Proprietry software is centrally controlled

Proprietary programs are also centrally controlled. Their functions are written by the company, and you can only use the set of functions they provide.2

R is free

R is free. You can use it from any computer at any time. The analysis you do with R in your undergrad will be reusable when you graduate. It also means that you will be able to display the code of your analysis in a portfolio of work when you’re looking for jobs in the future.

The free-ness of R means more people use it. R is known for a thriving community, meaning you can quickly search for how to DO THE THING I WANT TO DO in R and find an answer from wonderful people on the internet. People on the R internet are wonderful, and you’ll soon feel like this:

‘Me “working independently”’ by Allison Horst, @allison_horst

R is open-source

R also thrives on user-written packages (collections of functions) that are available to everyone, for free. A literature review by Robert Muenchen for r4stats.com noted:3

In 2015, R added 1,357 packages…or approximately 27,642 functions. During 2015 alone, R added more functions than SAS Institute has written in its entire history.

Digression: ideally, as more and more faculties in universities around Australia make R their program-of-choice, you’ll be able to spend more time mastering a single program (and properly understanding what you are doing in that program), and less time fumbling around with a new language for each subject you take.

The problems with open-source software

The main downside to free, open-source software is that there are many ways to do the same thing. If we had a dataset that looked at country population by year, and we only wanted to keep the year 2007, we could do it in five ways (or more!):4

  • Subset using brackets by extracting the rows where year is equal to 2007
  • Subset using brackets by omitting the rows where year is not equal to 2007
  • Subset using brackets in combination with the which() function and the %in% operator
  • Subset using the subset() function
  • Subset using filter() function from the dplyr package

This makes searching for answers a little bit more difficult. However, this workshop uses tidyverse syntax (which includes filter from the dplyr package in the last example above), so I advise phrasing your Google search as how to DO THE THING I WANT TO DO r tidyverse. This will remove a least a bit of the confusion.

Getting started in R

Now that you are completely convinced that R is the best, let’s get into it.
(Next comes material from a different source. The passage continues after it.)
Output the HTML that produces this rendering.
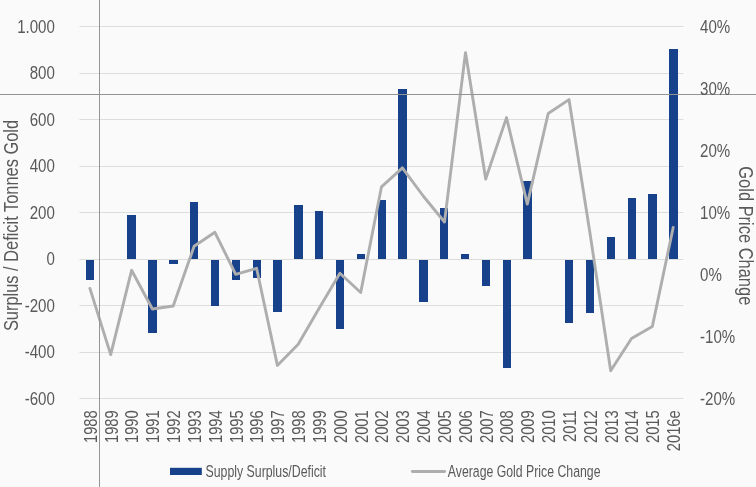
<!DOCTYPE html>
<html lang="en"><head><meta charset="utf-8"><title>Gold Supply Surplus/Deficit vs Average Gold Price Change</title>
<style>html,body{margin:0;padding:0;background:#fafafa;}body{width:756px;height:487px;overflow:hidden;}svg{display:block}</style>
</head><body>
<svg width="756" height="487" viewBox="0 0 756 487" font-family="&quot;Liberation Sans&quot;, sans-serif" fill="#595959">
<rect width="756" height="487" fill="#fafafa"/>
<rect x="79.5" y="26" width="604" height="1" fill="#dddddd"/>
<rect x="79.5" y="73" width="604" height="1" fill="#dddddd"/>
<rect x="79.5" y="119" width="604" height="1" fill="#dddddd"/>
<rect x="79.5" y="166" width="604" height="1" fill="#dddddd"/>
<rect x="79.5" y="212" width="604" height="1" fill="#dddddd"/>
<rect x="79.5" y="259" width="604" height="1" fill="#dddddd"/>
<rect x="79.5" y="305" width="604" height="1" fill="#dddddd"/>
<rect x="79.5" y="352" width="604" height="1" fill="#dddddd"/>
<rect x="79.5" y="398" width="604" height="1" fill="#dddddd"/>
<rect x="86" y="260" width="8" height="20" fill="#17428b"/>
<rect x="127" y="215" width="9" height="44" fill="#17428b"/>
<rect x="148" y="260" width="9" height="73" fill="#17428b"/>
<rect x="169" y="260" width="9" height="4" fill="#17428b"/>
<rect x="190" y="202" width="8" height="57" fill="#17428b"/>
<rect x="211" y="260" width="8" height="46" fill="#17428b"/>
<rect x="232" y="260" width="8" height="20" fill="#17428b"/>
<rect x="253" y="260" width="8" height="18" fill="#17428b"/>
<rect x="273" y="260" width="9" height="52" fill="#17428b"/>
<rect x="294" y="205" width="9" height="54" fill="#17428b"/>
<rect x="315" y="211" width="8" height="48" fill="#17428b"/>
<rect x="336" y="260" width="8" height="69" fill="#17428b"/>
<rect x="357" y="254" width="8" height="5" fill="#17428b"/>
<rect x="378" y="200" width="8" height="59" fill="#17428b"/>
<rect x="398" y="89" width="9" height="170" fill="#17428b"/>
<rect x="419" y="260" width="9" height="42" fill="#17428b"/>
<rect x="440" y="208" width="8" height="51" fill="#17428b"/>
<rect x="461" y="254" width="8" height="5" fill="#17428b"/>
<rect x="482" y="260" width="8" height="26" fill="#17428b"/>
<rect x="503" y="260" width="8" height="108" fill="#17428b"/>
<rect x="523" y="181" width="9" height="78" fill="#17428b"/>
<rect x="565" y="260" width="8" height="63" fill="#17428b"/>
<rect x="586" y="260" width="8" height="53" fill="#17428b"/>
<rect x="607" y="237" width="8" height="22" fill="#17428b"/>
<rect x="628" y="198" width="8" height="61" fill="#17428b"/>
<rect x="648" y="194" width="9" height="65" fill="#17428b"/>
<rect x="669" y="49" width="9" height="210" fill="#17428b"/>
<polyline points="89.9,288.4 110.7,354.6 131.6,270.3 152.4,309.0 173.2,306.0 194.1,246.3 214.9,232.3 235.7,274.3 256.6,268.3 277.4,365.4 298.2,344.2 319.0,308.6 339.9,273.3 360.7,292.5 381.5,186.8 402.4,167.9 423.2,196.0 444.5,222.0 465.5,52.6 485.7,179.0 506.5,117.6 527.3,204.1 548.2,113.5 569.0,99.6 589.8,232.0 610.7,370.8 631.5,338.5 652.3,326.6 673.2,227.5" fill="none" stroke="#aeaeae" stroke-width="2.9" stroke-linejoin="round" stroke-linecap="round"/>
<rect x="0" y="94" width="756" height="1" fill="#949494"/>
<rect x="99" y="0" width="1" height="487" fill="#949494"/>
<text transform="translate(54.9,32.80) scale(0.848,1)" font-size="17.8" text-anchor="end">1.000</text>
<text transform="translate(54.9,79.30) scale(0.848,1)" font-size="17.8" text-anchor="end">800</text>
<text transform="translate(54.9,125.80) scale(0.848,1)" font-size="17.8" text-anchor="end">600</text>
<text transform="translate(54.9,172.30) scale(0.848,1)" font-size="17.8" text-anchor="end">400</text>
<text transform="translate(54.9,218.80) scale(0.848,1)" font-size="17.8" text-anchor="end">200</text>
<text transform="translate(54.9,265.30) scale(0.848,1)" font-size="17.8" text-anchor="end">0</text>
<text transform="translate(54.9,311.80) scale(0.848,1)" font-size="17.8" text-anchor="end">-200</text>
<text transform="translate(54.9,358.30) scale(0.848,1)" font-size="17.8" text-anchor="end">-400</text>
<text transform="translate(54.9,404.80) scale(0.848,1)" font-size="17.8" text-anchor="end">-600</text>
<text transform="translate(700.0,32.80) scale(0.848,1)" font-size="17.8">40%</text>
<text transform="translate(700.0,94.80) scale(0.848,1)" font-size="17.8">30%</text>
<text transform="translate(700.0,156.80) scale(0.848,1)" font-size="17.8">20%</text>
<text transform="translate(700.0,218.80) scale(0.848,1)" font-size="17.8">10%</text>
<text transform="translate(700.0,280.80) scale(0.848,1)" font-size="17.8">0%</text>
<text transform="translate(700.0,342.80) scale(0.848,1)" font-size="17.8">-10%</text>
<text transform="translate(700.0,404.80) scale(0.848,1)" font-size="17.8">-20%</text>
<text transform="translate(96.81,410.2) rotate(-90) scale(0.84,1.09)" font-size="17.6" text-anchor="end">1988</text>
<text transform="translate(117.65,410.2) rotate(-90) scale(0.84,1.09)" font-size="17.6" text-anchor="end">1989</text>
<text transform="translate(138.47,410.2) rotate(-90) scale(0.84,1.09)" font-size="17.6" text-anchor="end">1990</text>
<text transform="translate(159.31,410.2) rotate(-90) scale(0.84,1.09)" font-size="17.6" text-anchor="end">1991</text>
<text transform="translate(180.13,410.2) rotate(-90) scale(0.84,1.09)" font-size="17.6" text-anchor="end">1992</text>
<text transform="translate(200.97,410.2) rotate(-90) scale(0.84,1.09)" font-size="17.6" text-anchor="end">1993</text>
<text transform="translate(221.79,410.2) rotate(-90) scale(0.84,1.09)" font-size="17.6" text-anchor="end">1994</text>
<text transform="translate(242.62,410.2) rotate(-90) scale(0.84,1.09)" font-size="17.6" text-anchor="end">1995</text>
<text transform="translate(263.45,410.2) rotate(-90) scale(0.84,1.09)" font-size="17.6" text-anchor="end">1996</text>
<text transform="translate(284.28,410.2) rotate(-90) scale(0.84,1.09)" font-size="17.6" text-anchor="end">1997</text>
<text transform="translate(305.11,410.2) rotate(-90) scale(0.84,1.09)" font-size="17.6" text-anchor="end">1998</text>
<text transform="translate(325.94,410.2) rotate(-90) scale(0.84,1.09)" font-size="17.6" text-anchor="end">1999</text>
<text transform="translate(346.77,410.2) rotate(-90) scale(0.84,1.09)" font-size="17.6" text-anchor="end">2000</text>
<text transform="translate(367.60,410.2) rotate(-90) scale(0.84,1.09)" font-size="17.6" text-anchor="end">2001</text>
<text transform="translate(388.43,410.2) rotate(-90) scale(0.84,1.09)" font-size="17.6" text-anchor="end">2002</text>
<text transform="translate(409.26,410.2) rotate(-90) scale(0.84,1.09)" font-size="17.6" text-anchor="end">2003</text>
<text transform="translate(430.09,410.2) rotate(-90) scale(0.84,1.09)" font-size="17.6" text-anchor="end">2004</text>
<text transform="translate(450.92,410.2) rotate(-90) scale(0.84,1.09)" font-size="17.6" text-anchor="end">2005</text>
<text transform="translate(471.75,410.2) rotate(-90) scale(0.84,1.09)" font-size="17.6" text-anchor="end">2006</text>
<text transform="translate(492.58,410.2) rotate(-90) scale(0.84,1.09)" font-size="17.6" text-anchor="end">2007</text>
<text transform="translate(513.41,410.2) rotate(-90) scale(0.84,1.09)" font-size="17.6" text-anchor="end">2008</text>
<text transform="translate(534.25,410.2) rotate(-90) scale(0.84,1.09)" font-size="17.6" text-anchor="end">2009</text>
<text transform="translate(555.07,410.2) rotate(-90) scale(0.84,1.09)" font-size="17.6" text-anchor="end">2010</text>
<text transform="translate(575.90,410.2) rotate(-90) scale(0.84,1.09)" font-size="17.6" text-anchor="end">2011</text>
<text transform="translate(596.74,410.2) rotate(-90) scale(0.84,1.09)" font-size="17.6" text-anchor="end">2012</text>
<text transform="translate(617.56,410.2) rotate(-90) scale(0.84,1.09)" font-size="17.6" text-anchor="end">2013</text>
<text transform="translate(638.39,410.2) rotate(-90) scale(0.84,1.09)" font-size="17.6" text-anchor="end">2014</text>
<text transform="translate(659.22,410.2) rotate(-90) scale(0.84,1.09)" font-size="17.6" text-anchor="end">2015</text>
<text transform="translate(680.05,410.2) rotate(-90) scale(0.84,1.09)" font-size="17.6" text-anchor="end">2016e</text>
<text transform="translate(18.2,225.5) rotate(-90) scale(0.855,1.06)" font-size="19.2" text-anchor="middle">Surplus / Deficit Tonnes Gold</text>
<text transform="translate(738.6,235.8) rotate(90) scale(0.857,1.05)" font-size="19.2" text-anchor="middle">Gold Price Change</text>
<rect x="170" y="467.8" width="31.8" height="7.2" fill="#17428b"/>
<text transform="translate(205.5,477) scale(0.79,1)" font-size="15.6">Supply Surplus/Deficit</text>
<line x1="412.4" y1="471.45" x2="444.6" y2="471.45" stroke="#aeaeae" stroke-width="2.9" stroke-linecap="round"/>
<text transform="translate(447.8,477) scale(0.788,1)" font-size="15.6">Average Gold Price Change</text>
</svg>
</body></html>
How to install R and R Studio

You will need to download and install R and R Studio. (And you can skip this subsection if you already have!).

R is the language and the program. Think of it as the engine that powers the things you do. You can download it for:

Once downloaded, follow the prompts to install. Restart your computer if required.

R Studio is the interface you will use R with. The technical term is an ‘integrated development environment’ (IDE) for R. Think of it as the dashboard that shows you all the things you’ve got going on in R. You can download it for:

Then, follow the prompts to install and restart if required.

R Studio layout

R Studio is an integrated development environment (IDE) and is how we will interact with R. It looks like this:

The four panes are labelled in \(\color{green}{\text{green}}\) :

  • Top left: your script. This is where you will write your code.
  • Bottom left: your console. This is where your code will be sent to, and where some of your output will show. You can also write code directly into the console; but there will be no record of it in your script!
  • Top right: your environment. This lists all the things that R knows about so far. If you define an object, it will appear here.
  • Bottom right: a bit of a miscellaneous pane. Files list the files in your project. Packages lists the packages you have installed and loaded. Viewer is where our charts will be displayed.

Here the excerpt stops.